8. If any, born of kindlier blood,

Should ask, What maiden lies below?
Say only this: A tender bud,

That tried to blossom in the snow,

Lies withered where the violets blow.
O. W. HOLMES.

LESSON III.

VOCATION.

1. MOTHER MADDALENA stood with her arms folded, and listened this time without interrupting Fleurange. Standing thus motionless in this place, at this evening hour, the noble outlines of her countenance and the long folds of her robe clearly defined against the blue mountains in the distance, and the violet heavens above, the mother might easily have been taken for one of the visions of that country which have been depicted for us and all generations. The illusion would not have been dispelled by the aspect of her who, seated on the low wall of the terrace, was talking with her eyes raised, and with an expression and attitude perfectly adapted to one of those young saints often represented by the inspired artist before the divine and majestic form of the Mother of God.

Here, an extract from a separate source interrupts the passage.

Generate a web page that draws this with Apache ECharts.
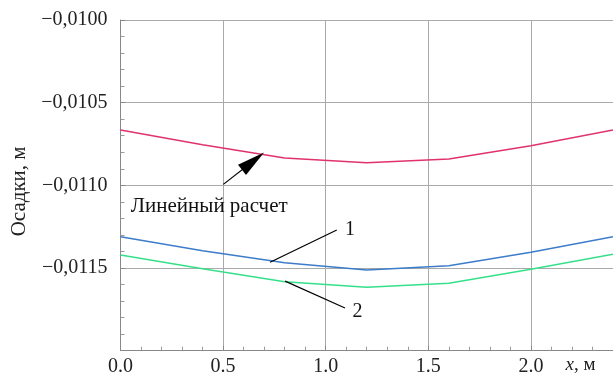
<!DOCTYPE html>
<html><head><meta charset="utf-8">
<script src="https://cdn.jsdelivr.net/npm/echarts@6/dist/echarts.min.js"></script>
<style>html,body{margin:0;padding:0;background:#fff}#c{width:613px;height:376px}</style>
</head><body><div id="c"></div>
<script>
const xs = [0, 0.4, 0.8, 1.2, 1.6, 2.0, 2.4];
const linear = [-0.010665, -0.010755, -0.010835, -0.010863, -0.010841, -0.010760, -0.010665];
const curve1 = [-0.011311, -0.011395, -0.011468, -0.011512, -0.011486, -0.011405, -0.011311];
const curve2 = [-0.011421, -0.011505, -0.011583, -0.011617, -0.011592, -0.011508, -0.011417];
const xTicks = [0, 0.5, 1.0, 1.5, 2.0];
const yTicks = [-0.0100, -0.0105, -0.0110, -0.0115];
// annotation anchors in data coordinates
const arrowLine = [[0.501, -0.010994], [0.646, -0.010854]];
const leader1 = [[1.054, -0.011270], [0.729, -0.011465]];
const leader2 = [[0.802, -0.011579], [1.094, -0.011742]];
const texts = [
  {t: 'Линейный расчет', c: [0.05, -0.011125]},
  {t: '1', c: [1.118, -0.011270]},
  {t: '2', c: [1.155, -0.011763]}
];
const FONT = 'Liberation Serif';
const pair = (a) => xs.map((x, i) => [x, a[i]]);
const chart = echarts.init(document.getElementById('c'), null, {renderer: 'canvas'});
const mlStyle = {color: '#000', width: 1.2, type: 'solid'};
chart.setOption({
  animation: false,
  backgroundColor: '#fff',
  grid: {left: 120.5, width: 513, top: 20, bottom: 25.3, containLabel: false, outerBoundsMode: 'none'},
  xAxis: {
    type: 'value', min: 0, max: 2.5, interval: 0.5,
    name: '{i|x}, м', nameLocation: 'end', nameGap: -68,
    nameTextStyle: {fontFamily: FONT, fontSize: 19, color: '#222', align: 'left', verticalAlign: 'top', padding: [5, 0, 0, 0],
      rich: {i: {fontFamily: FONT, fontSize: 19, fontStyle: 'italic', color: '#222'}}},
    axisLine: {show: true, lineStyle: {color: '#888', width: 1}},
    axisTick: {show: true, inside: true, length: 5, lineStyle: {color: '#888'}},
    minorTick: {show: true, splitNumber: 5, length: 4, lineStyle: {color: '#999'}},
    splitLine: {show: true, lineStyle: {color: '#aaa', width: 1}},
    axisLabel: {fontFamily: FONT, fontSize: 20, color: '#222', margin: 6,
      formatter: (v) => xTicks.some(t => Math.abs(t - v) < 1e-9) ? v.toFixed(1) : ''}
  },
  yAxis: {
    type: 'value', min: -0.0120, max: -0.0100, interval: 0.0005,
    name: 'Осадки, м', nameLocation: 'middle', nameGap: 89.5, nameRotate: 90,
    nameTextStyle: {fontFamily: FONT, fontSize: 21, color: '#222', padding: [0, 12, 0, 0]},
    axisLine: {show: true, lineStyle: {color: '#888', width: 1}},
    axisTick: {show: true, inside: true, length: 5, lineStyle: {color: '#888'}},
    minorTick: {show: true, splitNumber: 5, length: 4, lineStyle: {color: '#999'}},
    splitLine: {show: true, lineStyle: {color: '#aaa', width: 1}},
    axisLabel: {fontFamily: FONT, fontSize: 20, color: '#222', margin: 13,
      formatter: (v) => yTicks.some(t => Math.abs(t - v) < 1e-9) ? '\u2212' + Math.abs(v).toFixed(4).replace('.', ',') : ''}
  },
  series: [
    {type: 'line', data: pair(linear), symbol: 'none', lineStyle: {color: '#e0336b', width: 1.5}, silent: true,
      markLine: {silent: true, symbol: ['none', 'triangle'], label: {show: false}, lineStyle: mlStyle,
        data: [[{coord: arrowLine[0]}, {coord: arrowLine[1], symbolSize: [13, 28]}]]}},
    {type: 'line', data: pair(curve1), symbol: 'none', lineStyle: {color: '#3d7cc9', width: 1.5}, silent: true,
      markLine: {silent: true, symbol: ['none', 'none'], label: {show: false}, lineStyle: mlStyle,
        data: [[{coord: leader1[0]}, {coord: leader1[1]}], [{coord: leader2[0]}, {coord: leader2[1]}]]},
      markPoint: {silent: true, symbol: 'rect', symbolSize: 1, itemStyle: {color: 'rgba(0,0,0,0)'},
        label: {show: true, position: 'inside', color: '#111', fontFamily: FONT, fontSize: 20},
        data: texts.map(o => ({coord: o.c, value: o.t,
          label: {formatter: o.t, fontSize: o.t.length > 2 ? 21 : 20, align: o.t.length > 2 ? 'left' : 'center', verticalAlign: 'middle'}}))}},
    {type: 'line', data: pair(curve2), symbol: 'none', lineStyle: {color: '#35e08a', width: 1.5}, silent: true}
  ]
});
</script></body></html>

2. "Well, my dear mother, what do you say?" asked Fleurange, after waiting a long time, and seeing the mother looking at her and gently shaking her head without any other reply.

3. "Before answering you," replied she at last, "let me ask this question: Do you think it allowable to consecrate one's self to God in the religious life without a vocation?"

"Assuredly not."

"And do you know what a vocation is?" said she very slowly.

Fleurange hesitated.

"I thought I knew, but

you ask in such a way as to make me feel now I do not."